What you can do: you can donate/buy a brick to support the castle here

For further information & advice on how to get to the site (the postcode is SE18 3RT): Severndroog Castle Building Preservation Trust

At risk: Cross Bones

This post marks the first in a new series for the Londonphile, featuring London sites that are at risk. These may be facing closure due to financial problems, demolition due to development or simply decaying before our eyes. These posts will advise how you can best register your support – perhaps by signing an online petition, or boosting attendance figures by paying a visit.

Cross Bones Graveyard has long been an at risk heritage site – it was rejected as unsuitable as a building site as far back as 1883 – and it has been featured in the media of late as it is again being marketed for development. Although much of the Cross Bones site is at first glance a concrete wasteland – owned by Transport for London and currently used for storage – it is in fact the last resting place of over 15,000 people. And while anyone who has read Catharine Arnold’s Necropolis will know that the dead can be found all across London, Cross Bones’ unique history makes the site a particularly significant one.

As the plaque on its gate advises, Cross Bones was home to the ‘outcast dead’, an unconsecrated ground used for the burial of prostitues or, as they were known locally, ‘Winchester Geese’ – so-called because they were licensed to ply their trade within the Liberty of the Clink in Southwark by the Bishop of Winchester. Despite this protection, these women were not deemed fit for Christian burial, and their graveyard was appointed ‘far from the parish church’. Although the exact age of the burial ground is not known, it was mentioned in John Stow’s 1598 A Survey of London. It later became a pauper’s cemetery – tellingly in 1665, the year of the Great Plague – in an area with no shortage of slums (and body-snatchers). It closed to burials in 1853 when it was declared over-full and a risk to public health and decency.

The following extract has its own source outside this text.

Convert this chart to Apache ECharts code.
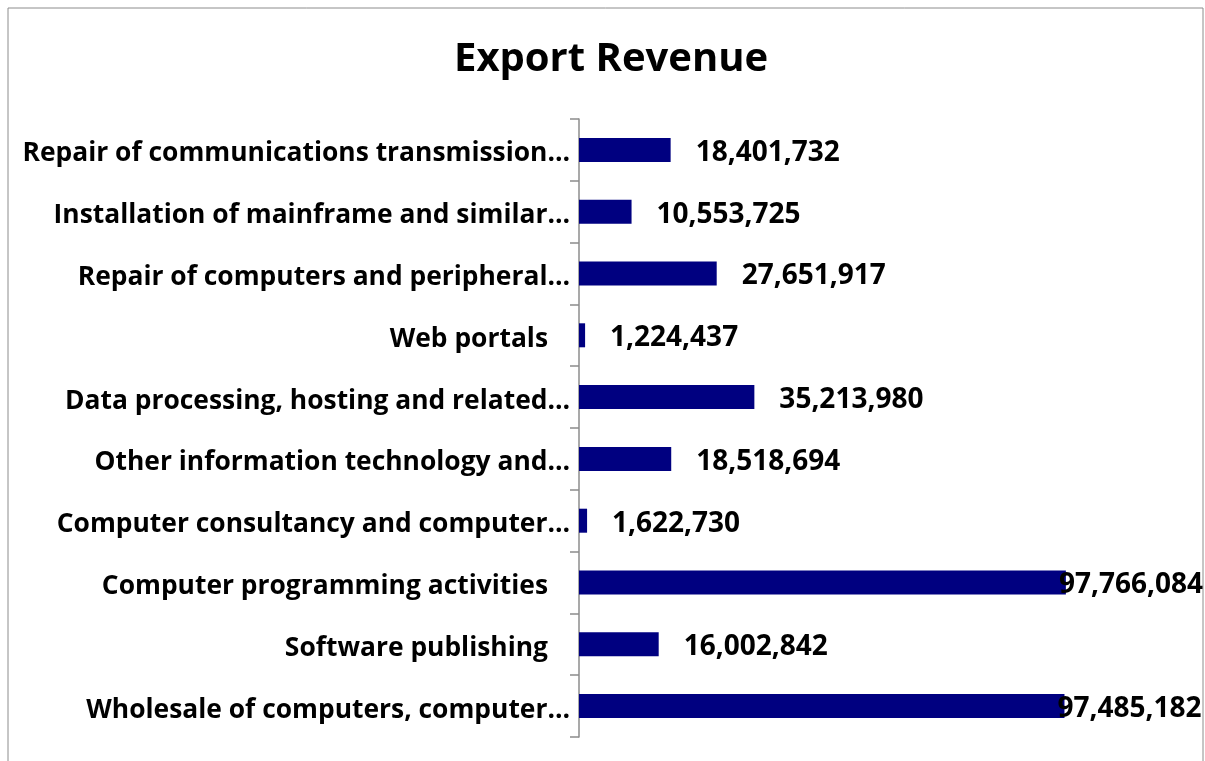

Today the Memorial Gates are festooned with ribbons, cards and flowers – a tradition which started at the 1998 Halloween ceremony – and small shrines have been placed on the site. The colourful, celebratory nature of these offerings adds greatly to Cross Bones’ atmosphere, and is also what makes it so very different – appropriately enough, given its outcast nature – to most English graveyards. A closer look inside the site reveals a statue of Mary in an almost grotto-like setting amongst trees, accompanied by a number of ornamental geese. These days, the Shard is also a constant presence, looming high above the site.

Local writer John Constable, who has long been a leading campaigner in the fight to protect Cross Bones, now hopes that at least part of the site can be retained as a Garden of Remembrance and a public park, and the Memorial Gates preserved.

What you can do: sign the online petition here
Vigils are also held at the site at 7pm on the 23rd of each month, as is an annual Halloween festival. At 7pm on Monday 23rd April there will be a special vigil to mark St George’s Day and the coming of spring.

Cross Bones is located on Redcross Way SE1, opposite the Boot and Flogger pub.